Contrary to Trump’s recollection, the NYSE was closed Sept. 10 through Sept. 17, 2001 — the longest shutdown since the Great Depression. The opening on Sept. 11 was delayed after a plane struck the World Trade Center’s North Tower, and the entire day of trading was called off after a second plane struck the South Tower.
The person who reopened the NYSE was its chief executive at the time, Dick Grasso — not “Dick Russell.”
A few minutes later in his speech, Trump also incorrectly claimed that professional sports teams like the New York Yankees did not cancel any games as a result of the terrorist attacks on 9/11.

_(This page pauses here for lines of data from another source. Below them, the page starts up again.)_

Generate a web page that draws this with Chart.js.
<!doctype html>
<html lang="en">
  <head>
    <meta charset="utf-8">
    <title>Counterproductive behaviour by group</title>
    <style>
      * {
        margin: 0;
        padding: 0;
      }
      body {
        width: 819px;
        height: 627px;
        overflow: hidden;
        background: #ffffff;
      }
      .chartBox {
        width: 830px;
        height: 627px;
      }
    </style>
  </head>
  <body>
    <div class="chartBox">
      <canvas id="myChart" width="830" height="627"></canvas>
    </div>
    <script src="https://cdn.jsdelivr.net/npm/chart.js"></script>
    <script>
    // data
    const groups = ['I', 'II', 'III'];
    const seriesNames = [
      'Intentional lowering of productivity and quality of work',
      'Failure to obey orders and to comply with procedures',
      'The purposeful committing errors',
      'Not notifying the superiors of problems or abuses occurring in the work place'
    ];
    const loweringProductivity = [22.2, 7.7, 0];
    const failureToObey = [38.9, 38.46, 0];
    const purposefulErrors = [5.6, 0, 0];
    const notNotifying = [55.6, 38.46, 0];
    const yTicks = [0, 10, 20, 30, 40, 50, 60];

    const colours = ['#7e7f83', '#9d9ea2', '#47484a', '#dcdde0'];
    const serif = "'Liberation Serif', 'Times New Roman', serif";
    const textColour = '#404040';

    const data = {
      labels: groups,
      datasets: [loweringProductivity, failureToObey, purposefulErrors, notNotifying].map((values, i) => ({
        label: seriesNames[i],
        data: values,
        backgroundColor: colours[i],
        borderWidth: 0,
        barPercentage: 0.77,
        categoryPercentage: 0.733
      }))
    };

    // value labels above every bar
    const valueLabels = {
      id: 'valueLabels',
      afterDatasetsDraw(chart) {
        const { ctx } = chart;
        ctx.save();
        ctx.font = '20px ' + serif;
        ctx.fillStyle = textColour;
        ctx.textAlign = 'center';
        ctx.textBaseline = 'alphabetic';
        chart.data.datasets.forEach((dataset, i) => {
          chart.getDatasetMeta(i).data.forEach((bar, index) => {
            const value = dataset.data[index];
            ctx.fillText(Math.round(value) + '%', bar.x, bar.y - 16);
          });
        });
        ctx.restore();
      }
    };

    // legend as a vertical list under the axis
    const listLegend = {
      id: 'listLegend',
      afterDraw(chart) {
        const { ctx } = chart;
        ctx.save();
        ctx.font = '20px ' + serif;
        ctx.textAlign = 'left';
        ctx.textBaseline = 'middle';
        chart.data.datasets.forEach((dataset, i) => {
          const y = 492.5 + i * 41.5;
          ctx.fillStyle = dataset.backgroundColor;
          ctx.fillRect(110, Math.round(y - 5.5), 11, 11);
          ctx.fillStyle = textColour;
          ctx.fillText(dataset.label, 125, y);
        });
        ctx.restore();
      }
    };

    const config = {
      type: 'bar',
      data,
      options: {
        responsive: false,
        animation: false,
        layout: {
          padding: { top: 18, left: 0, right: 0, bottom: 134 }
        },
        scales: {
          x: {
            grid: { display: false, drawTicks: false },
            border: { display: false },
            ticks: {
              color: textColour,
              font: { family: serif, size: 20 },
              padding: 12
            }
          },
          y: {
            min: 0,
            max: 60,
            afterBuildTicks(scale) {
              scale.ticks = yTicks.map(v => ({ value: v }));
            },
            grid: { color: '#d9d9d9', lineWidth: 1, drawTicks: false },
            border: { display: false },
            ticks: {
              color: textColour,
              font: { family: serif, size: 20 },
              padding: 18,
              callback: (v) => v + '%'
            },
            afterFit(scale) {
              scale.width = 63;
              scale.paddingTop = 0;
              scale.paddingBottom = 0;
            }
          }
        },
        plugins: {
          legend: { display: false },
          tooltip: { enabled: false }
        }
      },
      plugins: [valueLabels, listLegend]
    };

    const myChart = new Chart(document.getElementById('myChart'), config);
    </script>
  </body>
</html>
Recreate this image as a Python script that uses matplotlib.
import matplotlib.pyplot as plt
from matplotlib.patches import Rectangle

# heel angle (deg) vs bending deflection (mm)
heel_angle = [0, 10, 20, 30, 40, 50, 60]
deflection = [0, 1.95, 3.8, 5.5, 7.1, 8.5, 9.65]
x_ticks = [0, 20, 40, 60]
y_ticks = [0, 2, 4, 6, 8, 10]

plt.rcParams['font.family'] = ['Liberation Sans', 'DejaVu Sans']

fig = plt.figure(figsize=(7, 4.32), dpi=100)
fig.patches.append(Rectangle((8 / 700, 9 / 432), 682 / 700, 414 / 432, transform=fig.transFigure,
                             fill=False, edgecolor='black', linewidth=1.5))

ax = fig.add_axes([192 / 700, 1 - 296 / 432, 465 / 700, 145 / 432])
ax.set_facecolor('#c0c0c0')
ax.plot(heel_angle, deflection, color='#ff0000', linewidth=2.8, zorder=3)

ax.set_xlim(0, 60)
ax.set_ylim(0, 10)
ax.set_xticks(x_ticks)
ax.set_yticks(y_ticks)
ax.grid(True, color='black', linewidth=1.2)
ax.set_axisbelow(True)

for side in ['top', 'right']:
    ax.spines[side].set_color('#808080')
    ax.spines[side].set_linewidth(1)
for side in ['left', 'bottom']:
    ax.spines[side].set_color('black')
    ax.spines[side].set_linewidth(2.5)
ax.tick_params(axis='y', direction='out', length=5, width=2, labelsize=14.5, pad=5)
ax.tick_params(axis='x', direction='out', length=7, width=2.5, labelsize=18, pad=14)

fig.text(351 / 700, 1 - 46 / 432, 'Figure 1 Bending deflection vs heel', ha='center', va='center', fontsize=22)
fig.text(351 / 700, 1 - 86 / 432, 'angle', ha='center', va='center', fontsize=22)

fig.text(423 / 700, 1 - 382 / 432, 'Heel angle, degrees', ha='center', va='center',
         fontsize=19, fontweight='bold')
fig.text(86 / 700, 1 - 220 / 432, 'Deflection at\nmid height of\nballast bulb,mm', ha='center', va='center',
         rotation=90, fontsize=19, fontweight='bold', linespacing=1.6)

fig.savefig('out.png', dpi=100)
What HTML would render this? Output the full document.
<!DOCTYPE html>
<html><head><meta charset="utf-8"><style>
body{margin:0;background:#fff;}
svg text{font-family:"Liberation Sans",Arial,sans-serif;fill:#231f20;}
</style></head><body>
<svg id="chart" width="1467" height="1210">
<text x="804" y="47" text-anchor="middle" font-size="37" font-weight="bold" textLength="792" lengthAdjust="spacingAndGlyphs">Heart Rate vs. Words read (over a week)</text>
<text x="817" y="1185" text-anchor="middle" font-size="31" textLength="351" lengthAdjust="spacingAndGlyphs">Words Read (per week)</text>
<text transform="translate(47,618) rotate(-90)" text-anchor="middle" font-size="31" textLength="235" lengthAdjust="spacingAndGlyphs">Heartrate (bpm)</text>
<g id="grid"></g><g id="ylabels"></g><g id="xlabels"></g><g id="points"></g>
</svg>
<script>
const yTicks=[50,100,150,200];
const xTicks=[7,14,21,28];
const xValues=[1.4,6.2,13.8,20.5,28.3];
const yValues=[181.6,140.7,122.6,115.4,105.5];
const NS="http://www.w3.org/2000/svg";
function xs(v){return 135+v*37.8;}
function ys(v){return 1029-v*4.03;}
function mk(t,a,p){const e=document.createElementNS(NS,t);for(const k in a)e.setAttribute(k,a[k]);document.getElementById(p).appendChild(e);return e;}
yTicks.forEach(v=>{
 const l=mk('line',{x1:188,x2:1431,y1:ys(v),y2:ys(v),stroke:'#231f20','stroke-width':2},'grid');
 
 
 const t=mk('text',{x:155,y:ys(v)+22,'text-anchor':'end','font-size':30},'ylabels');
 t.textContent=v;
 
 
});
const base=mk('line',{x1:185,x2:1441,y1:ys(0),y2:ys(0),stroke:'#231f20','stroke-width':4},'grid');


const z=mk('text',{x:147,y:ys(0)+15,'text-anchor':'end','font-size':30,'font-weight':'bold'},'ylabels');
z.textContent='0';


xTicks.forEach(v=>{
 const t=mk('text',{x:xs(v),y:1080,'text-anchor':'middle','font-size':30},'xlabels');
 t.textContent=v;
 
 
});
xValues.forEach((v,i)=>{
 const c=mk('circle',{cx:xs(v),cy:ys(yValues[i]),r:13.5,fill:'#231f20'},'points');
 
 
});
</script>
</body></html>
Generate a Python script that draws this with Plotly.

“Remember the teams, the Yankees, George Steinbrenner. He said, ‘We have got to play, even if nobody comes. Nobody shows up, we have got to play.”
As SB Nation points out, Major League Baseball commissioner Bud Selig actually canceled the games for the evening of Sept. 11 and later canceled all of the games scheduled for that week. The entire season was pushed back a full week.
It is true that the reopening of professional baseball and the stock exchange were celebrated as examples of American resiliency in the face of tragedy, but it’s false to claim that no events were canceled.
Memory is fallible and it’s not unusual for people to be honestly mistaken about a progression of events from nearly two decades ago. But Trump has a habit of creating memories out of whole cloth and making them the centerpiece of a speech. He infamously refused to back down on his unsubstantiated claim that “thousands and thousands” of Muslims in New Jersey were celebrating the attacks on 9/11.
Bloomberg was among the first to pick up on Trump’s rally errors, and the Washington Post’s “fact checker” rated his claims “Four Pinocchios.”